SAS Deferral True-Up
The purpose of a SAS deferral true-up is to reconcile the actual transmission access revenue received from customers to the actual transmission access costs paid to the AESO. EPCOR’s total 2018 transmission access revenues for distribution connected customers, including revenues received through its quarterly TACDA true-up riders, amounted to $253.37 million, which, when compared to total costs of $250.82 million, results in a refund to customers of $2.55 million.
AESO DAR True-Up
Under section 14(3) of the Electric Utilities Act, “The Independent System Operator must be managed so that, on an annual basis, no profit or loss results from its operation.” Accordingly, any variances arising between the actual costs the AESO incurs and the forecast amounts, recovered through its rates based on forecast volumes, are refunded to, or recovered from, market participants by way of the AESO DAR, typically undertaken on an annual basis. In turn, the DFOs flow through these collections or refunds to customers in their service areas.
On September 27, 2019, the AESO applied to the AUC for a 2017-2018 DAR requesting to charge or refund amounts from market participants on an interim refundable basis by December 3, 2019. The reconciliation amount to EPCOR was a collection of $19.0 million. This amount was broken down between non-direct connect customers ($18.0 million) and direct connect customers ($1.0 million). EPCOR explained that it included the AESO’s proposed refund in this application because of the materiality of the amount.
Balancing Pool True-Up
The purpose of EPCOR’s Balancing Pool true-up is to ensure that its Balancing Pool refund to, or collection from, its customers matches its settlement with the AESO. In 2018, the AESO collected $23.38 million from EPCOR. Due to the differences between forecast and actual billing determinants, EPCOR collected $23.42 million from its customers in 2018, necessitating a net refund of $0.04 million. EPCOR proposed to allocate the Balancing Pool true-up to all customer rate classes, with the exception of direct connect customers, based on actual 2018 energy consumption by rate class.
EPCOR calculated carrying costs on outstanding amounts related to the true-up balances in accordance with Rule 023: Rules Respecting Payment of Interest.
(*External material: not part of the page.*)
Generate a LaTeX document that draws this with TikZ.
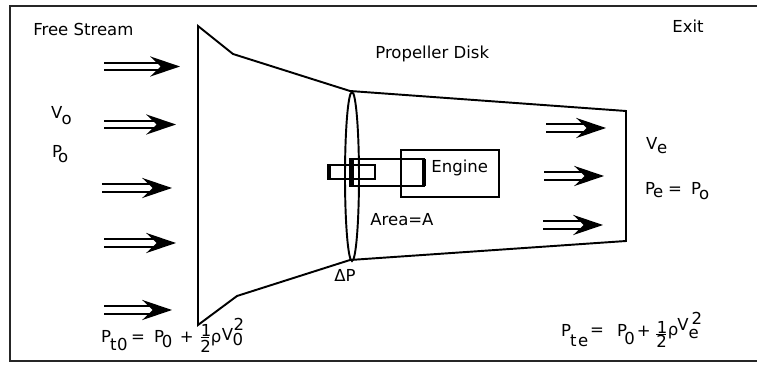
\documentclass[tikz,border=0pt]{standalone}
\usepackage{fontspec}
\setmainfont{DejaVu Sans}
\usetikzlibrary{arrows.meta,positioning}
\newlength{\pxu}
\setlength{\pxu}{0.5669pt}
\newcommand{\piece}[3]{\rlap{\hspace{#1\pxu}\raisebox{#2\pxu}{#3}}}
\tikzset{
  flowarrow/.style={line width=1pt,double,double distance=3.4pt,-{Stealth[length=17pt,width=11.5pt,inset=6pt]}},
  outline/.style={line width=1.1pt},
  label/.style={inner sep=0pt,anchor=west,font=\fontsize{9.4}{11}\selectfont},
  formula/.style={inner sep=0pt,anchor=base west,font=\fontsize{9.4}{11}\selectfont},
}
\begin{document}
\begin{tikzpicture}
\useasboundingbox (0,0) rectangle (15.14,7.3);
\draw[line width=1.2pt,black!85] (15.14,7.18) -- (0.2,7.18) -- (0.2,0.08) -- (15.14,0.08);
\draw[outline] (3.96,6.78) -- (4.66,6.22) -- (7.0,5.48) -- (12.52,5.08) -- (12.52,2.48) -- (7.0,2.10) -- (4.74,1.38) -- (3.96,0.80) -- cycle;
\draw[outline] (7.04,3.77) ellipse (0.14 and 1.69);
\draw[outline] (8.02,3.36) rectangle (9.98,4.30);
\draw[line width=0.9pt] (7.02,3.58) rectangle (8.48,4.12);
\draw[line width=0.9pt] (6.58,3.72) rectangle (7.5,4.0);
\draw[line width=2.4pt] (7.03,3.56) -- (7.03,4.14);
\draw[line width=1.8pt] (8.48,3.58) -- (8.48,4.12);
\draw[line width=2pt] (6.58,3.70) -- (6.58,4.02);
\draw[line width=1.4pt] (7.5,3.74) -- (7.5,3.98);
\foreach \sx/\ex/\ya in {2.08/3.6/5.97,2.08/3.52/4.81,2.04/3.44/3.54,2.08/3.52/2.44,2.08/3.44/1.1,10.92/12.12/4.74,10.88/12.08/3.78,10.86/12.06/2.8}
  \draw[flowarrow] (\sx,\ya) -- (\ex,\ya);
\node[label] (freestream) at (0.66,6.72) {Free Stream};
\node[label] (propeller) at (7.5,6.22) {Propeller Disk};
\node[label] (exit) at (13.44,6.78) {Exit};
\node[formula] (vzero) at (1.0,4.92) {\piece{0}{0}{V}\piece{10.5}{-6}{o}};
\node[formula] (pzero) at (1.02,4.14) {\piece{0}{0}{P}\piece{6}{-5}{o}};
\node[label] (engine) at (8.62,3.94) {Engine};
\node[label] (area) at (7.4,2.9) {Area=A};
\node[label] (deltap) at (6.68,1.8) {ΔP};
\node[formula] (vexit) at (12.9,4.3) {\piece{0}{0}{V}\piece{11}{-4}{e}};
\node[formula] (pexit) at (12.88,3.4) {\piece{0}{0}{P}\piece{8}{-3}{e}\piece{23}{0}{=}\piece{46}{0}{P}\piece{54}{-5}{o}};
\node[formula] (ptzero) at (2.0,0.44) {\piece{0}{0}{P}\piece{9}{-8}{t}\piece{16}{-8}{0}\piece{30}{0}{=}\piece{53}{1}{P}\piece{61}{-5}{0}\piece{79}{0}{+}\piece{100}{7}{1}\piece{100}{5}{\rule{8\pxu}{0.7pt}}\piece{99.5}{-10}{2}\piece{110}{1}{ρ}\piece{121}{3}{V}\piece{132}{-3}{0}\piece{133}{13}{2}};
\node[formula] (ptexit) at (11.2,0.56) {\piece{0}{0}{P}\piece{9}{-10}{t}\piece{17}{-10}{e}\piece{29}{2}{=}\piece{56}{0}{P}\piece{63.5}{-8}{0}\piece{76}{0}{+}\piece{96}{4}{1}\piece{95.5}{2}{\rule{10\pxu}{0.7pt}}\piece{95.5}{-11}{2}\piece{107}{2}{ρ}\piece{116.5}{7}{V}\piece{128}{-2}{e}\piece{131}{13}{2}};
\end{tikzpicture}
\end{document}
The rate used was the Bank of Canada monthly bank rate plus 1.5 percent. The total carrying costs amounted to a net refund of $0.15 million.
The AUC approved a net collection of $15.23 million.
Rider Implementation Period and Customer Bill Impacts
The AUC reviewed the total bill impacts of the proposed Rider J and found the rate impacts to be reasonable and unlikely to cause rate shock. It approved the Rider J effective January 1, 2020.
Rider C Analysis
The AUC found that converting the approved percentage based Rider C rates to the equivalent $/MWh charge remains appropriate in the calculation of the AESO Rider C allocation.
Rider J Rate
For the purposes of this decision, the AUC accepted EPCOR’s proposal to calculate the Rider J rate using the 2020 forecast billing determinants. In making this determination, the AUC noted that the 2018 TAC deferral account rider would eventually be trued up to ensure the approved amounts were collected from or refunded to customers.